Crowd of unemployed people looking for a job.  (photo courtesy of iStockphoto/NNPA)

According to the most recent jobs report, African American unemployment increased from 6.8% in January to seven percent in February.

“The latest report from the U.S. Labor Department has provided still another answer to the infamous question of “What the hell do [African Americans] have to lose?” said national commentator and writer Stacy M. Brown.

That question, of course, was posed by Donald Trump during his successful run for president in 2016. With racial tensions, prejudice and bigotry ever increasing and among the responses to Trump’s question, another answer for Black America is jobs.

The latest jobs report from the U.S. Labor Department revealed that the unemployment rate for Black workers moved in the wrong direction for the third consecutive month.

Overall the country’s unemployment rate declined to 3.8% in February, but only 20,000 jobs were created.

According to Brown: “President Trump tweeted a quote attributed to Stuart Varney, who said on Fox & Friends there is no better time to be an American worker and that “we have the strongest economy in the world.” Trump added: “So true!” But his tweet ignored the fact that analysts expected the economy to add 180,000 new jobs.”

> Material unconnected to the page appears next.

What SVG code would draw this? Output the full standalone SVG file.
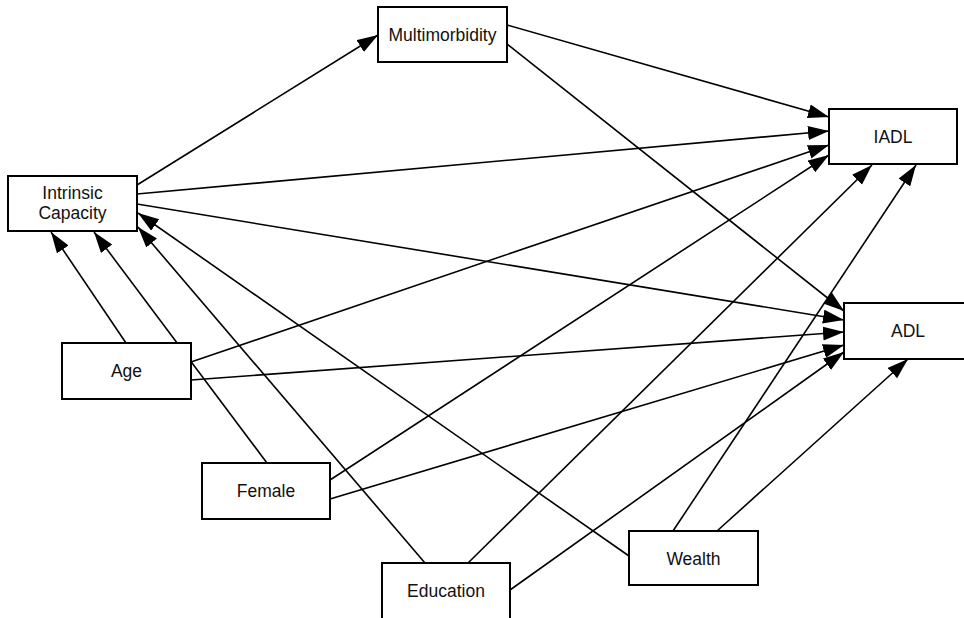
<svg xmlns="http://www.w3.org/2000/svg" width="964" height="618" viewBox="0 0 964 618">
<style>
.box{fill:#fff;stroke:#000;stroke-width:2}
.lbl{font-family:"Liberation Sans",Arial,sans-serif;font-size:17.5px;fill:#111;text-anchor:middle}
.e{stroke:#000;stroke-width:1.6;fill:none;marker-end:url(#ah)}
</style>
<defs>
<marker id="ah" markerUnits="userSpaceOnUse" markerWidth="22" markerHeight="15" refX="21" refY="7" orient="auto">
<path d="M0,0 L21,7 L0,14 z" fill="#000"/>
</marker>
</defs>
<rect width="964" height="618" fill="#fff"/>
<g id="connectors">
<line class="e" x1="137" y1="185" x2="378" y2="35"/>
<line class="e" x1="137" y1="194" x2="829" y2="131"/>
<line class="e" x1="137" y1="204" x2="844" y2="320"/>
<line class="e" x1="507" y1="25" x2="829" y2="117"/>
<line class="e" x1="507" y1="44" x2="844" y2="311"/>
<line class="e" x1="126" y1="343" x2="51" y2="232"/>
<line class="e" x1="191" y1="362" x2="829" y2="145"/>
<line class="e" x1="191" y1="380" x2="844" y2="332"/>
<line class="e" x1="267" y1="463" x2="94" y2="232"/>
<line class="e" x1="330" y1="480" x2="829" y2="155"/>
<line class="e" x1="330" y1="499" x2="844" y2="345"/>
<line class="e" x1="425" y1="563" x2="138" y2="227"/>
<line class="e" x1="468" y1="563" x2="872" y2="165"/>
<line class="e" x1="510" y1="590" x2="844" y2="352"/>
<line class="e" x1="629" y1="556" x2="138" y2="213"/>
<line class="e" x1="673" y1="531" x2="916" y2="165"/>
<line class="e" x1="717" y1="531" x2="908" y2="359"/>
</g>
<g id="intrinsic">
<rect class="box" x="8" y="176" width="129" height="55"/>
<text class="lbl" x="72.5" y="199">Intrinsic</text>
<text class="lbl" x="72.5" y="219">Capacity</text>
</g>
<g id="multimorbidity">
<rect class="box" x="378" y="7" width="129" height="55"/>
<text class="lbl" x="442.5" y="40.5">Multimorbidity</text>
</g>
<g id="iadl">
<rect class="box" x="829" y="109" width="128" height="55"/>
<text class="lbl" x="893" y="143">IADL</text>
</g>
<g id="adl">
<rect class="box" x="844" y="303" width="128" height="56"/>
<text class="lbl" x="908" y="337">ADL</text>
</g>
<g id="age">
<rect class="box" x="62" y="343" width="129" height="56"/>
<text class="lbl" x="126.5" y="377">Age</text>
</g>
<g id="female">
<rect class="box" x="202" y="463" width="128" height="56"/>
<text class="lbl" x="266" y="497">Female</text>
</g>
<g id="education">
<rect class="box" x="382" y="563" width="128" height="56"/>
<text class="lbl" x="446" y="597">Education</text>
</g>
<g id="wealth">
<rect class="box" x="629" y="531" width="129" height="54"/>
<text class="lbl" x="693.5" y="565">Wealth</text>
</g>
</svg>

Among the major worker groups, the unemployment rates for adult men (3.5%), Whites (3.3%), and Hispanics (4.3%) decreased in February.

The jobless rates for adult women (3.4%), teenagers (13.4%), Blacks (seven percent), and Asians (3.1%) did little to move the needle and analysts said the unemployment rate for Hispanics has never been this low.

“Now would be the time for the Federal Reserve to worry,” said William Spriggs, a chief economist at the AFL-CIO and professor in the department of Economics at Howard University.

“Three straight months of increases in the Black unemployment rate from three straight increases in unemployed workers. They better listen to Neel Kashkari [president of the Federal Reserve Bank in Minneapolis],” Spriggs said.

Recognizing the tension between the Federal Reserve’s focus on asset prices and the real economy, Kashkari recently pointed out that, “If the U.S. economy is creating 200,000 jobs a month, month-after-month, we’re not at maximum employment.”

“For the three years since I’ve been at the Fed, we have been surprised by the labor market. We keep thinking we’re at maximum employment. And then wage growth is tepid. And the headline unemployment rate drops further. Inflation has been well under control,” Kashkari said.

Spriggs said since reaching a low of six percent in November, the Black unemployment rate has climbed three straight months. “Given the relationship of the Black community to predatory sub-prime auto loans this is not good,” he said.